# How do you find the limit of (3x + 9)/(x^2 - 9) as x approaches -3?

Jul 8, 2018

$- \frac{1}{2}$

#### Explanation:

Given: $\lim x \to - 3 \text{ of } f \left(x\right) = \frac{3 x + 9}{{x}^{2} - 9}$

First factor both the numerator and denominator.
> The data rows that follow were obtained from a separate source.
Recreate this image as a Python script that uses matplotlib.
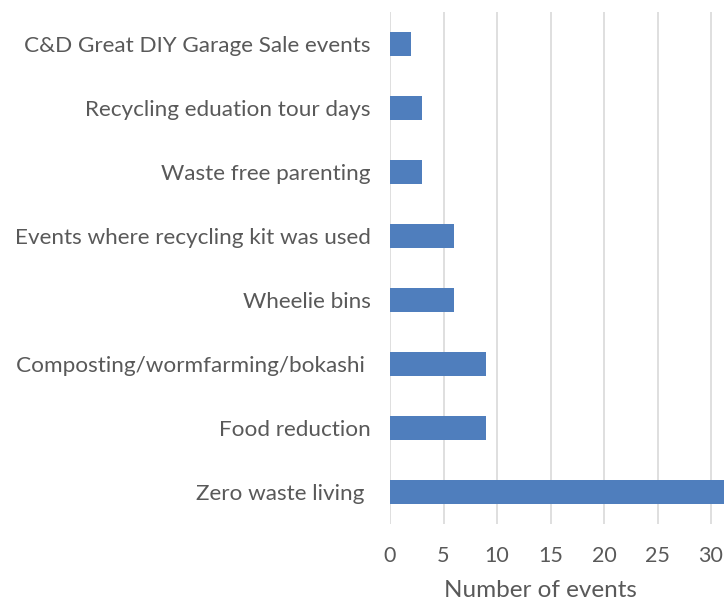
import matplotlib
matplotlib.use("Agg")
import matplotlib.pyplot as plt

categories = [
    "C&D Great DIY Garage Sale events",
    "Recycling eduation tour days",
    "Waste free parenting",
    "Events where recycling kit was used",
    "Wheelie bins",
    "Composting/wormfarming/bokashi ",
    "Food reduction",
    "Zero waste living ",
]
events = [2, 3, 3, 6, 6, 9, 9, 36]
x_ticks = [0, 5, 10, 15, 20, 25, 30]

plt.rcParams["font.family"] = ["Lato", "DejaVu Sans"]
text_color = "#595959"

fig = plt.figure(figsize=(7.24, 6), dpi=100)
# axes run past the right edge, like the cropped original
ax = fig.add_axes([390 / 724, 76 / 600, 428 / 724, 512 / 600])

ypos = list(range(len(categories)))
ax.barh(ypos, events, height=0.36, color="#4F7EBD", zorder=3)
ax.set_ylim(len(categories) - 0.5, -0.5)
ax.set_xlim(0, 40)
ax.set_yticks(ypos)
ax.set_yticklabels(categories, fontsize=16.2, color=text_color)
ax.set_xticks(x_ticks)
ax.set_xticklabels([str(t) for t in x_ticks], fontsize=15.5, color=text_color)
ax.tick_params(axis="x", length=0, pad=16)
ax.tick_params(axis="y", length=0, pad=14)

ax.grid(axis="x", color="#D9D9D9", linewidth=1.2, zorder=0)
for s in ax.spines.values():
    s.set_visible(False)

ax.set_xlabel("Number of events", fontsize=17.5, color=text_color)
ax.xaxis.set_label_coords((540 - 390) / 428, -0.11)

fig.savefig("out.png", dpi=100)
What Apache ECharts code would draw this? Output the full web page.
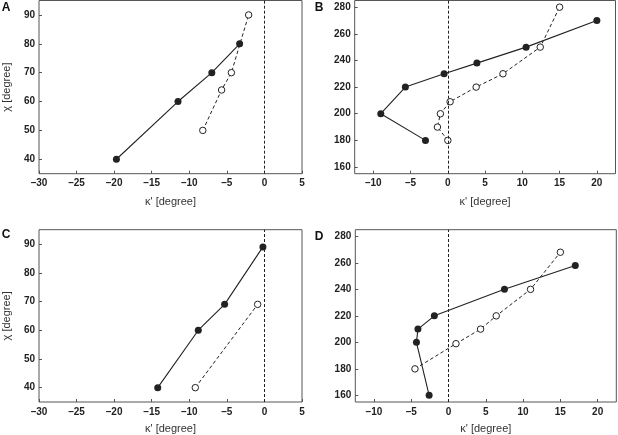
<!DOCTYPE html>
<html>
<head>
<meta charset="utf-8">
<script src="https://cdn.jsdelivr.net/npm/echarts@6/dist/echarts.min.js"></script>
<style>
html,body{margin:0;padding:0;background:#fff;}
#c{width:618px;height:435px;}
</style>
</head>
<body>
<div id="c"></div>
<script>
// ---- data ----
const panelLetters = ['A', 'B', 'C', 'D'];
const xTicksLeft = [-30, -25, -20, -15, -10, -5, 0, 5];
const xTicksRight = [-10, -5, 0, 5, 10, 15, 20];
const yTicksLeft = [40, 50, 60, 70, 80, 90];
const yTicksRight = [160, 180, 200, 220, 240, 260, 280];

const aFilledX = [-19.7, -11.5, -7.0, -3.3];
const aFilledY = [40, 60, 70, 80];
const aOpenX = [-8.2, -5.7, -4.4, -2.1];
const aOpenY = [50, 64, 70, 90];

const bFilledX = [-3.0, -9.0, -5.7, -0.5, 3.9, 10.5, 20.0];
const bFilledY = [180, 200, 220, 230, 238, 250, 270];
const bOpenX = [0.0, -1.4, -1.0, 0.3, 3.8, 7.4, 12.4, 15.0];
const bOpenY = [180, 190, 200, 209, 220, 230, 250, 280];

const cFilledX = [-14.2, -8.8, -5.3, -0.2];
const cFilledY = [40, 60, 69, 89];
const cOpenX = [-9.2, -0.9];
const cOpenY = [40, 69];

const dFilledX = [-2.6, -4.3, -4.1, -1.9, 7.5, 17.0];
const dFilledY = [160, 200, 210, 220, 240, 258];
const dOpenX = [-4.5, 1.0, 4.3, 6.4, 11.0, 15.0];
const dOpenY = [180, 199, 210, 220, 240, 268];

const xName = "κ' [degree]";
const yName = "χ [degree]";

// ---- build ----
const zip = (xs, ys) => xs.map((x, i) => [x, ys[i]]);
const fmt = v => (v < 0 ? '\u2013' + Math.abs(v) : String(v));
const ink = '#222';
const frame = '#555';

const grids = [
  { left: 39, top: 0.5, width: 263, height: 173.2 },
  { left: 354.7, top: 0.5, width: 260.8, height: 173.2 },
  { left: 39, top: 229.7, width: 263, height: 173 },
  { left: 355.3, top: 229.7, width: 261, height: 173 }
].map(g => Object.assign({ show: true, borderColor: frame, borderWidth: 1, backgroundColor: 'transparent' }, g));

const xRanges = [[-30, 5, xTicksLeft], [-12.5, 22.5, xTicksRight], [-30, 5, xTicksLeft], [-12.5, 22.5, xTicksRight]];
const yRanges = [[35, 95, yTicksLeft], [155, 285, yTicksRight], [35, 95, yTicksLeft], [155, 285, yTicksRight]];

const xAxes = xRanges.map((r, i) => ({
  type: 'value', gridIndex: i, min: r[0], max: r[1],
  name: xName, nameLocation: 'middle', nameGap: i < 2 ? 23 : 21,
  nameTextStyle: { fontFamily: 'Liberation Sans, Arial, sans-serif', fontSize: 11, color: '#333' },
  axisLine: { show: false, onZero: false },
  axisTick: { show: true, inside: true, length: 3, customValues: r[2], lineStyle: { color: frame, width: 1 } },
  axisLabel: { customValues: r[2], formatter: fmt, margin: 5, fontFamily: 'Liberation Sans, Arial, sans-serif', fontSize: 10, fontWeight: 'bold', color: ink },
  splitLine: { show: false }
}));

const yAxes = yRanges.map((r, i) => ({
  type: 'value', gridIndex: i, min: r[0], max: r[1],
  name: (i % 2 === 0) ? yName : '', nameLocation: 'middle', nameGap: 27, nameRotate: 90,
  nameTextStyle: { fontFamily: 'Liberation Sans, Arial, sans-serif', fontSize: 11, color: '#333' },
  axisLine: { show: false, onZero: false },
  axisTick: { show: true, inside: true, length: 3, customValues: r[2], lineStyle: { color: frame, width: 1 } },
  axisLabel: { customValues: r[2], formatter: fmt, margin: 4, fontFamily: 'Liberation Sans, Arial, sans-serif', fontSize: 10, fontWeight: 'bold', color: ink },
  splitLine: { show: false }
}));

const panels = [
  [aFilledX, aFilledY, aOpenX, aOpenY],
  [bFilledX, bFilledY, bOpenX, bOpenY],
  [cFilledX, cFilledY, cOpenX, cOpenY],
  [dFilledX, dFilledY, dOpenX, dOpenY]
];

const series = [];
panels.forEach((p, i) => {
  series.push({
    type: 'line', xAxisIndex: i, yAxisIndex: i,
    data: zip(p[2], p[3]),
    symbol: 'circle', symbolSize: 6.5,
    lineStyle: { color: ink, width: 1, type: [3.5, 2.5] },
    itemStyle: { color: '#fff', borderColor: ink, borderWidth: 1 },
    z: 3,
    markLine: {
      silent: true, symbol: ['none', 'none'], label: { show: false },
      lineStyle: { color: ink, width: 1, type: [3, 2] },
      data: [{ xAxis: 0 }]
    }
  });
  series.push({
    type: 'line', xAxisIndex: i, yAxisIndex: i,
    data: zip(p[0], p[1]),
    symbol: 'circle', symbolSize: 7,
    lineStyle: { color: ink, width: 1.1 },
    itemStyle: { color: ink },
    z: 4
  });
});

const letterPos = [[6, 8], [319, 8], [6, 235], [319, 237]];
const graphic = panelLetters.map((t, i) => ({
  type: 'text', x: letterPos[i][0], y: letterPos[i][1],
  style: { text: t, x: 0, y: 0, align: 'center', verticalAlign: 'middle', font: 'bold 12px "Liberation Sans", Arial, sans-serif', fill: '#111' }
}));

const chart = echarts.init(document.getElementById('c'), null, { renderer: 'canvas' });
chart.setOption({
  animation: false,
  backgroundColor: '#fff',
  grid: grids,
  xAxis: xAxes,
  yAxis: yAxes,
  series: series,
  graphic: graphic
});
</script>
</body>
</html>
Note that the denominator is the difference of squares, $\left({a}^{2} - {b}^{2}\right) = \left(a - b\right) \left(a + b\right)$

$f \left(x\right) = \frac{3 x + 9}{{x}^{2} - 9} = \frac{3 \cancel{\left(x + 3\right)}}{\cancel{\left(x + 3\right)} \left(x - 3\right)} = \frac{3}{x - 3}$

Now take the limit at $x = - 3$

$\lim x \to - 3 \text{ of } f \left(- 3\right) = \frac{3}{- 3 - 3} = \frac{3}{-} 6 = - \frac{1}{2}$

Jul 8, 2018

$- \frac{1}{2}$

#### Explanation:

${\lim}_{x \to - 3} \frac{3 x + 9}{{x}^{2} - 9}$

$= {\lim}_{x \to - 3} \frac{3 \cancel{\left(x + 3\right)}}{\cancel{\left(x + 3\right)} \left(x - 3\right)}$

$= {\lim}_{x \to - 3} \frac{3}{x - 3} = \frac{3}{- 6} = - \frac{1}{2}$